The first modern definition of sustainability came from the United Nations World Commission on Environment and Development (the Brundtland Commission) in 1987. Its report, ‘Our Common Future’, tackling the uncontrolled use of natural resources – led at the time by extensive deforestation – is most notable for coining the term ‘sustainable development’. This was defined as a development process that aims “to meet the needs of the present without compromising the ability of future generations to meet their own needs”.
Derived from this definition of sustainable development, sustainable investing is broadly defined as the practice of using environmental, social and governance (ESG) factors when making investment decisions about which stocks or bonds to buy. While definitions differ, one of the most widely accepted is that used by the United Nations-backed Principles for Responsible Investment (UNPRI), which said in 2005:
“Responsible investment is an approach to investing that aims to incorporate ESG factors into investment decisions, to better manage risk and generate sustainable, long-term returns.”
A study by Bridges Fund Management entitled ‘The Bridges Spectrum of Capital’ in 2015 said the difference between responsible and sustainable investment was one of degree. Responsible investment sought to “mitigate risky ESG practices in order to protect value”, while sustainable investment aimed to “adopt progressive ESG practices that may enhance value.” Robeco follows the latter principle that using ESG factors can not only protect against downside risk, but can also generate upside, particularly in identifying the future-proof companies.
The principal aim is to make investment portfolios and their constituent companies more sustainable, and therefore more viable, over the long term. Robeco has long believed that integrating ESG factors into the investment process leads to better-informed investment decisions and superior risk-adjusted returns. This goes beyond simply excluding companies with unsustainable or unethical practices, but using wider research to decide what to include in portfolios, as well as what to leave out. Robeco also firmly believes that sustainable investing should include the use of active ownership through voting and engagement to improve the ESG credentials of companies.

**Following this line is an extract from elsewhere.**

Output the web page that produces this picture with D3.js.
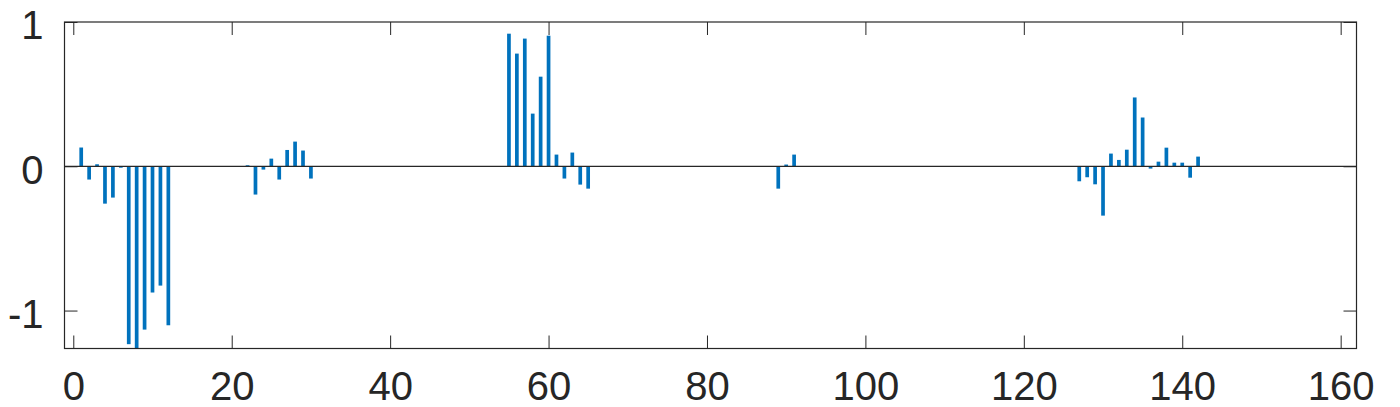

Creating returns that benefit the world we live in
The perception of what constitutes sustainable investing has changed over time. The first users of ethical principles in business transactions were the Quakers of the 18th century, who refused to deal with anyone involved in the slave trade, creating the first exclusions.
The concept of sustainable investing progressed further with the notion of the ‘triple bottom line’ of the ‘three Ps’ in 1995. British businessman John Elkington said any enterprise needed to consider the three Ps of ‘People, Planet, Profit’ (and not just the final word) as each being equally important for the long-term success of society. This eventually morphed into environmental, social and governance factors, or ESG, which now forms the bedrock of most sustainable investing processes.
Other common definitions of sustainable investing include ‘ethical investing’ – though what is considered to be ethical differs among investors – along with ‘socially responsible investing’. ‘Impact investing’ specifically refers to a style of investment that targets a measurable beneficial impact on the environment or society, as well as earning a positive financial return.